Este antiguo epitafio que se encuentra en muchos cementerios nos advierte de que hemos de morir. Memento mori, le susurraba un esclavo al oído del general romano victorioso, recordando su condición efímera y contingente para que no se viniera arriba.
Pero no quiero centrarme en el último tránsito, sino que me gustaría llamar su atención sobre la primera parte de la frase, esa que habla de cómo nos vemos y cómo percibimos a los demás. El Real Instituto Elcano, el Centro de Investigaciones Sociológicas (CIS) o los Eurobarómetros de la UE suelen publicar sesudos estudios sobre estos asuntos, pero déjeme que yo los trate con un poco más de ligereza.
Apuesto a que, si dedica un instante a contemplarse en el espejo, concluirá que sale bastante bien parado respecto a la media en muchos atributos favorables.
No sé si se verá como un Adonis, pero tampoco se adjudica el papel de espantapájaros. Dudo mucho que se ubique en el batallón de los torpes. Al contrario. Se tiene por inteligente y solamente su humildad —otra cualidad que siente como propia— le impide verse netamente superior. En esencia, según los estudios académicos que se hacen sobre estas cosas, todos nos percibimos como mejores que el promedio y nos sentimos por encima del montón en casi todo lo positivo. ¡Qué le vamos a hacer! Es así, somos así.
¿Y cómo vemos a los demás? O lo que vendría a ser lo mismo, ¿cómo nos ven ellos a nosotros? De lo dicho en el párrafo anterior, es obvio que los demás nos parecen —y a los demás les parecemos— un poco menos altos, algo más feos, de perspicacia menor, escasos de agilidad mental y ligeramente peor vestidos.

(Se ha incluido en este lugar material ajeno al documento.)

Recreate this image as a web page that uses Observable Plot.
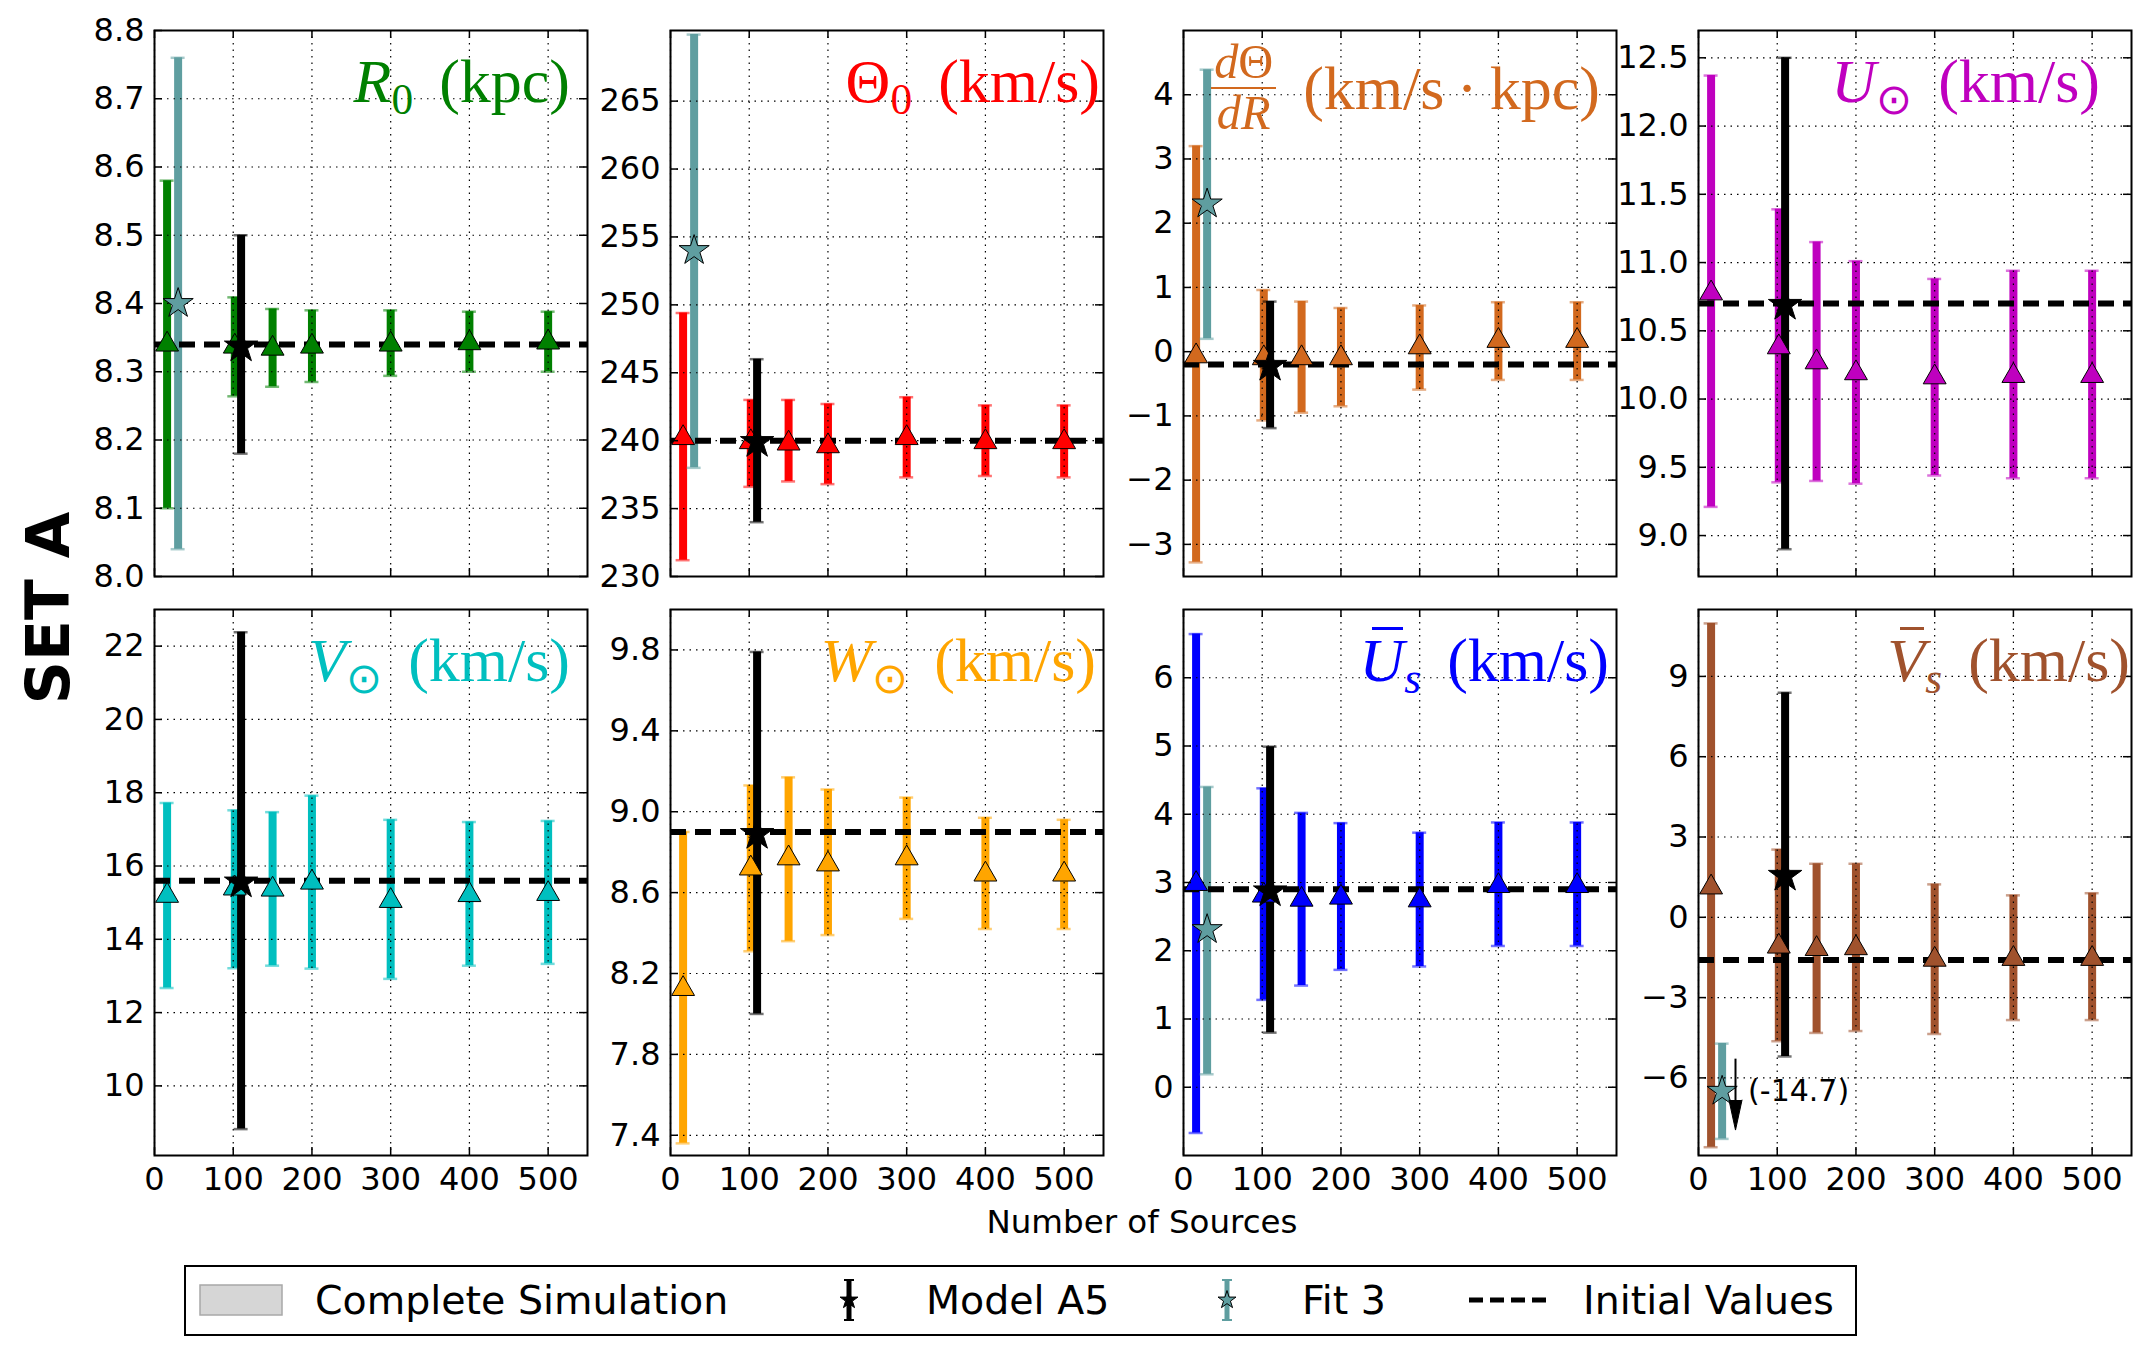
<!DOCTYPE html>
<html>
<head>
<meta charset="utf-8">
<script src="https://cdn.jsdelivr.net/npm/d3@7"></script>
<script src="https://cdn.jsdelivr.net/npm/@observablehq/plot@0.6"></script>
<style>
  body { margin: 0; background: #fff; }
  #fig { position: relative; width: 2153px; height: 1353px; background: #fff; overflow: hidden;
         font-family: "DejaVu Sans", sans-serif; color: #000; }
  .title { position: absolute; font-family: "Liberation Serif", serif; font-size: 62px; line-height: 1;
           white-space: nowrap; text-align: right; }
  .title sub { font-size: 0.7em; vertical-align: -0.28em; line-height: 0; }
  .title .gap { display: inline-block; width: 0.42em; }
  .frac { display: inline-flex; flex-direction: column; align-items: center; vertical-align: middle;
          position: relative; top: -7px; font-size: 0.78em; line-height: 0.8; margin-right: 0.02em; }
  .frac .num { border-bottom: 0.055em solid currentColor; padding: 0 0.06em 0.1em; }
  .frac .den { padding-top: 0.12em; }
  .ov { position: relative; }
  .ov::after { content: ""; position: absolute; left: 0.2em; right: 0.02em; top: 0.02em;
               border-top: 0.055em solid currentColor; }
  .setlabel { position: absolute; left: 48px; top: 608px; font: bold 60px "DejaVu Sans", sans-serif;
              transform: translate(-50%, -50%) rotate(-90deg); white-space: nowrap; }
  .xlabel { position: absolute; left: 1142px; top: 1206px; font: 32.5px "DejaVu Sans", sans-serif;
            line-height: 1; transform: translateX(-50%); white-space: nowrap; }
</style>
</head>
<body>
<div id="fig"></div>
<script>
// Sample sizes of the complete simulation runs and the two single fits
const nSources = [16, 102, 150, 200, 300, 400, 500];
const nModelA5 = 110;
const nFit3 = 30;

// Complete simulation: [estimate, lower, upper] for each sample size
const r0Sim     = [[8.34, 8.10, 8.58], [8.337, 8.264, 8.409], [8.334, 8.278, 8.392], [8.337, 8.285, 8.390], [8.34, 8.294, 8.39], [8.342, 8.30, 8.388], [8.343, 8.30, 8.388]];
const theta0Sim = [[240.2, 231.2, 249.4], [239.9, 236.6, 243.0], [239.8, 237.0, 243.0], [239.6, 236.8, 242.7], [240.2, 237.3, 243.2], [239.9, 237.4, 242.6], [239.9, 237.3, 242.6]];
const dThetaSim = [[-0.07, -3.28, 3.20], [-0.1, -1.07, 0.96], [-0.1, -0.95, 0.78], [-0.1, -0.85, 0.68], [0.07, -0.59, 0.72], [0.17, -0.44, 0.77], [0.17, -0.44, 0.77]];
const uSunSim   = [[10.775, 9.21, 12.37], [10.38, 9.39, 11.39], [10.27, 9.40, 11.15], [10.19, 9.38, 11.01], [10.16, 9.44, 10.88], [10.17, 9.42, 10.94], [10.17, 9.42, 10.94]];
const vSunSim   = [[15.19, 12.67, 17.72], [15.39, 13.21, 17.52], [15.36, 13.28, 17.47], [15.55, 13.2, 17.92], [15.05, 12.92, 17.26], [15.21, 13.28, 17.2], [15.24, 13.33, 17.23]];
const wSunSim   = [[8.124, 7.36, 8.90], [8.72, 8.31, 9.13], [8.77, 8.36, 9.17], [8.74, 8.39, 9.11], [8.77, 8.47, 9.07], [8.69, 8.42, 8.97], [8.69, 8.42, 8.96]];
const usSim     = [[2.98, -0.67, 6.64], [2.81, 1.28, 4.38], [2.75, 1.49, 4.02], [2.78, 1.72, 3.87], [2.74, 1.77, 3.73], [2.95, 2.07, 3.88], [2.95, 2.07, 3.88]];
const vsSim     = [[1.12, -8.59, 10.98], [-1.09, -4.63, 2.53], [-1.18, -4.32, 2.0], [-1.15, -4.25, 2.0], [-1.58, -4.36, 1.23], [-1.55, -3.84, 0.82], [-1.55, -3.84, 0.9]];

// Model A5 and Fit 3, per parameter: [estimate, lower, upper]
const modelA5 = [[8.337, 8.18, 8.50], [239.9, 234.0, 246.0], [-0.22, -1.19, 0.78], [10.69, 8.9, 12.5],
                 [15.55, 8.82, 22.38], [8.89, 8.0, 9.79], [2.87, 0.80, 4.99], [1.55, -5.2, 8.39]];
const fit3 = [[8.40, 8.04, 8.76], [254.0, 238.0, 269.9], [2.30, 0.20, 4.39], null,
              null, null, [2.31, 0.19, 4.40], [-14.7, -16.48, -12.92]];
// Off-scale Fit 3 estimates are drawn shifted into the frame by this amount
const fit3Shift = [0, 0, 0, 0, 0, 0, 0, 8.2];

const initialValues = [8.34, 240, -0.2, 10.7, 15.6, 8.9, 2.9, -1.6];

// Tick values
const nTicks      = [0, 100, 200, 300, 400, 500];
const r0Ticks     = [8.0, 8.1, 8.2, 8.3, 8.4, 8.5, 8.6, 8.7, 8.8];
const theta0Ticks = [230, 235, 240, 245, 250, 255, 260, 265];
const dThetaTicks = [-3, -2, -1, 0, 1, 2, 3, 4];
const uSunTicks   = [9.0, 9.5, 10.0, 10.5, 11.0, 11.5, 12.0, 12.5];
const vSunTicks   = [10, 12, 14, 16, 18, 20, 22];
const wSunTicks   = [7.4, 7.8, 8.2, 8.6, 9.0, 9.4, 9.8];
const usTicks     = [0, 1, 2, 3, 4, 5, 6];
const vsTicks     = [-6, -3, 0, 3, 6, 9];

// Panel setup
const panels = [
  {sim: r0Sim,     color: "#008000", domain: [8.0, 8.8],   ticks: r0Ticks,     fmt: ".1f", col: 0, row: 0, inset: 17,
   title: `<i>R</i><sub>0</sub><span class="gap"></span>(kpc)`},
  {sim: theta0Sim, color: "#ff0000", domain: [230, 270.2], ticks: theta0Ticks, fmt: "d",   col: 1, row: 0, inset: 3,
   title: `Θ<sub>0</sub><span class="gap"></span>(km/s)`},
  {sim: dThetaSim, color: "#d2691e", domain: [-3.5, 5.0],  ticks: dThetaTicks, fmt: "d",   col: 2, row: 0, inset: 16,
   title: `<span class="frac"><span class="num"><i>d</i>Θ</span><span class="den"><i>dR</i></span></span><span class="gap"></span>(km/s\u2009·\u2009kpc)`},
  {sim: uSunSim,   color: "#bf00bf", domain: [8.7, 12.7],  ticks: uSunTicks,   fmt: ".1f", col: 3, row: 0, inset: 31,
   title: `<i>U</i><sub>⊙</sub><span class="gap"></span>(km/s)`},
  {sim: vSunSim,   color: "#00bfbf", domain: [8.1, 23.0],  ticks: vSunTicks,   fmt: "d",   col: 0, row: 1, inset: 17,
   title: `<i>V</i><sub>⊙</sub><span class="gap"></span>(km/s)`},
  {sim: wSunSim,   color: "#ffa500", domain: [7.3, 10.0],  ticks: wSunTicks,   fmt: ".1f", col: 1, row: 1, inset: 7,
   title: `<i>W</i><sub>⊙</sub><span class="gap"></span>(km/s)`},
  {sim: usSim,     color: "#0000ff", domain: [-1.0, 7.0],  ticks: usTicks,     fmt: "d",   col: 2, row: 1, inset: 7,
   title: `<i class="ov">U</i><sub><i>s</i></sub><span class="gap"></span>(km/s)`},
  {sim: vsSim,     color: "#a0522d", domain: [-8.9, 11.5], ticks: vsTicks,     fmt: "d",   col: 3, row: 1, inset: 1,
   title: `<i class="ov">V</i><sub><i>s</i></sub><span class="gap"></span>(km/s)`}
];

const figW = 2153;
const colLeft = [154, 670, 1183, 1698];
const rowTop = [30, 609];
const plotW = 433, plotH = 546;
const mL = 90, mR = 20, mT = 20, mB = 70;
const fit3Color = "#5f9ea0";

const fig = document.getElementById("fig");

function errorBars(data, color) {
  const cap = {x1: "n", x2: "n", insetLeft: -7, insetRight: -7, stroke: color, strokeOpacity: 0.55, strokeWidth: 2.5};
  return [
    Plot.ruleX(data, {x: "n", y1: "lo", y2: "hi", stroke: color, strokeWidth: 8}),
    Plot.ruleY(data, {...cap, y: "lo"}),
    Plot.ruleY(data, {...cap, y: "hi"})
  ];
}

panels.forEach((p, i) => {
  const sim = p.sim.map(([v, lo, hi], j) => ({n: nSources[j], v, lo, hi}));
  const a5 = [{n: nModelA5, v: modelA5[i][0], lo: modelA5[i][1], hi: modelA5[i][2]}];
  const f = fit3[i], sh = fit3Shift[i];
  const f3 = f ? [{n: nFit3, value: f[0], v: f[0] + sh, lo: f[1] + sh, hi: f[2] + sh, shifted: sh !== 0}] : [];
  const offscale = f3.filter(d => d.shifted).map(d => ({x: d.n + 17, from: d.v + 1.2, tip: d.v - 1.45, labelX: d.n + 33, y: d.v, value: d.value}));
  const showX = p.row === 1;

  const marks = [
    ...errorBars(sim, p.color),
    ...errorBars(f3, fit3Color),
    ...errorBars(a5, "#000"),
    Plot.gridX(nTicks, {stroke: "#000", strokeOpacity: 1, strokeWidth: 1.2, strokeDasharray: "1.5,5"}),
    Plot.gridY(p.ticks, {stroke: "#000", strokeOpacity: 1, strokeWidth: 1.2, strokeDasharray: "1.5,5"}),
    Plot.ruleY([initialValues[i]], {y: d => d, stroke: "#000", strokeWidth: 6, strokeDasharray: "16,9"}),
    Plot.dot(sim, {x: "n", y: "v", symbol: "triangle", r: 8.5, fill: p.color, stroke: "#000", strokeWidth: 1}),
    Plot.dot(a5, {x: "n", y: "v", symbol: "star", r: 10.5, fill: "#000", stroke: "#000", strokeWidth: 1}),
    Plot.dot(f3, {x: "n", y: "v", symbol: "star", r: 9.5, fill: fit3Color, stroke: "#000", strokeWidth: 1}),
    Plot.ruleX(offscale, {x: "x", y1: "from", y2: "tip", stroke: "#000", strokeWidth: 2, insetBottom: 20}),
    Plot.vector(offscale, {x: "x", y: "tip", length: 30, rotate: 180, anchor: "end", shape: "spike", r: 6.5,
                           fill: "#000", stroke: "#000", strokeWidth: 1}),
    Plot.text(offscale, {x: "labelX", y: "y", text: d => `(${d.value})`, textAnchor: "start", fontSize: 30, fill: "#000"}),
    // inward tick marks on all four sides
    Plot.tickY(p.ticks, {y: d => d, insetRight: plotW - 8, stroke: "#000", strokeWidth: 1.5}),
    Plot.tickY(p.ticks, {y: d => d, insetLeft: plotW - 8, stroke: "#000", strokeWidth: 1.5}),
    Plot.tickX(nTicks, {x: d => d, insetTop: plotH - 8, stroke: "#000", strokeWidth: 1.5}),
    Plot.tickX(nTicks, {x: d => d, insetBottom: plotH - 8, stroke: "#000", strokeWidth: 1.5}),
    Plot.frame({stroke: "#000", strokeWidth: 2}),
    Plot.axisY(p.ticks, {tickSize: 0, tickPadding: 10, tickFormat: d3.format(p.fmt), fontSize: 32})
  ];
  if (showX) marks.push(Plot.axisX(nTicks, {tickSize: 0, tickPadding: 12, fontSize: 32}));

  const chart = Plot.plot({
    width: mL + plotW + mR,
    height: mT + plotH + mB,
    marginLeft: mL, marginRight: mR, marginTop: mT, marginBottom: mB,
    x: {domain: [0, 550], axis: null},
    y: {domain: p.domain, axis: null},
    style: {fontFamily: "DejaVu Sans, sans-serif", fontSize: "32px", color: "#000", background: "transparent", overflow: "visible"},
    marks
  });
  chart.style.position = "absolute";
  chart.style.left = (colLeft[p.col] - mL) + "px";
  chart.style.top = (rowTop[p.row] - mT) + "px";
  fig.appendChild(chart);

  const t = document.createElement("div");
  t.className = "title";
  t.innerHTML = p.title;
  t.style.color = p.color;
  t.style.right = (figW - (colLeft[p.col] + plotW - p.inset)) + "px";
  t.style.top = (rowTop[p.row] + 72 - 52) + "px";
  fig.appendChild(t);
});

// Row label and shared x label
const setLabel = document.createElement("div");
setLabel.className = "setlabel";
setLabel.textContent = "SET A";
fig.appendChild(setLabel);

const xLabel = document.createElement("div");
xLabel.className = "xlabel";
xLabel.textContent = "Number of Sources";
fig.appendChild(xLabel);

// Legend
const legend = d3.create("svg")
  .attr("width", 1673).attr("height", 71)
  .style("position", "absolute").style("left", "184px").style("top", "1265px")
  .style("font-family", "DejaVu Sans, sans-serif").style("font-size", "39.5px");
legend.append("rect").attr("x", 1).attr("y", 1).attr("width", 1671).attr("height", 69)
  .attr("fill", "#fff").attr("stroke", "#000").attr("stroke-width", 2);
const cy = 35;
legend.append("rect").attr("x", 16).attr("y", cy - 15).attr("width", 82).attr("height", 30)
  .attr("fill", "#d6d6d6").attr("stroke", "#a8a8a8").attr("stroke-width", 1.5);
function legendErrorbar(x, color) {
  legend.append("line").attr("x1", x).attr("x2", x).attr("y1", cy - 20).attr("y2", cy + 20)
    .attr("stroke", color).attr("stroke-width", 5);
  for (const y of [cy - 20, cy + 20])
    legend.append("line").attr("x1", x - 5).attr("x2", x + 5).attr("y1", y).attr("y2", y)
      .attr("stroke", color).attr("stroke-width", 2);
}
function legendStar(x, fill) {
  legend.append("path").attr("d", d3.symbol(d3.symbolStar, 100)()).attr("transform", `translate(${x},${cy})`)
    .attr("fill", fill).attr("stroke", "#000").attr("stroke-width", 1);
}
legendErrorbar(665, "#000"); legendStar(665, "#000");
legendErrorbar(1043, fit3Color); legendStar(1043, fit3Color);
legend.append("line").attr("x1", 1285).attr("x2", 1365).attr("y1", cy).attr("y2", cy)
  .attr("stroke", "#000").attr("stroke-width", 5).attr("stroke-dasharray", "14,7");
const items = [["Complete Simulation", 131], ["Model A5", 742], ["Fit 3", 1118], ["Initial Values", 1399]];
for (const [label, x] of items)
  legend.append("text").attr("x", x).attr("y", cy).attr("dy", "0.35em").text(label);
fig.appendChild(legend.node());
</script>
</body>
</html>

Sí, ya sé que he generalizado una barbaridad —licencia del columnista—. Estoy seguro de que estamos rodeados de personas verdaderamente inteligentes, honestas, sinceras y capaces, que ven el mundo tal y como es y valoran a los otros —y a sí mismos— de manera justa y ponderada. Pero de lo que estoy completamente convencido es de que pocos de esos han hecho carrera política, no por falta de vocación, sino por la dificultad de competir con la pura ambición sin escrúpulos de otros aspirantes. La política, visto lo visto, es un oficio que ha ido perdiendo exigencia intelectual con los años.
Si no, ¿cómo explica usted que, a medida que nos adentramos en la senda electoral, cuando los partidos políticos sienten urgencia por asegurarse los votos, empiecen a tratarnos como imbéciles, lerdos, tarugos, cortos y superficiales?
En esta época los discursos se vuelven básicos, los argumentarios se repiten, los razonamientos se retiran, los papagayos ocupan los atriles. Están convencidos de que tenemos menos memoria que Dory, la amiga de Nemo. Y salen a la palestra a hablarnos de platos rotos ajenos cuando en su casa ya no queda ni una pieza de vajilla sana. No importa. Están todos los pedazos bajo la alfombra. Creen que no nos enteraremos.
Escribía Fernando Savater que “hay políticos inmorales y ciudadanos tontos”. De lo primero estoy convencido, de lo segundo no tanto. No digo que no haya algún que otro tonto por ahí, ni siquiera que yo no me pase por ese club de vez en cuando, pero sí digo que afirmar que los ciudadanos son tontos es una licencia infame que se permiten precisamente los políticos inmorales.
Para no señalar a nadie, que todos nos conocemos en este pueblo, citaré a Rick Shenkman, autor del libro Just How Stupid Are We? En él se refiere a los votantes estadounidenses y asegura que se han vuelto cada vez más ignorantes y peligrosamente susceptibles a la manipulación. Que son, en gran medida, incapaces de evaluar críticamente los asuntos nacionales e internacionales; y que carecen del conocimiento y la capacidad para participar eficazmente en el proceso político.
En otros lugares del mundo, filósofos, periodistas y politólogos llevan tiempo advirtiendo de que tratar al electorado como si fuera idiota —y hacerlo además con paternalismo creciente— es peligrosísimo.
Ignoro si los votantes de los Estados Unidos andan babeando por las esquinas, pero me atrevería a decir que no. En todo caso, desde mi particular punto de vista, por estos pagos aún conservamos la capacidad suficiente como para ejercer una ciudadanía exigente: no solo como votantes pasivos, sino cuestionando el mensaje político y exigiendo contenidos y propuestas reales. Sabemos distinguir al que quiere vendernos la moto del que viene a prestar un servicio a la nación.
Así me veo yo; así le veo a usted. ¿Cómo lo ve?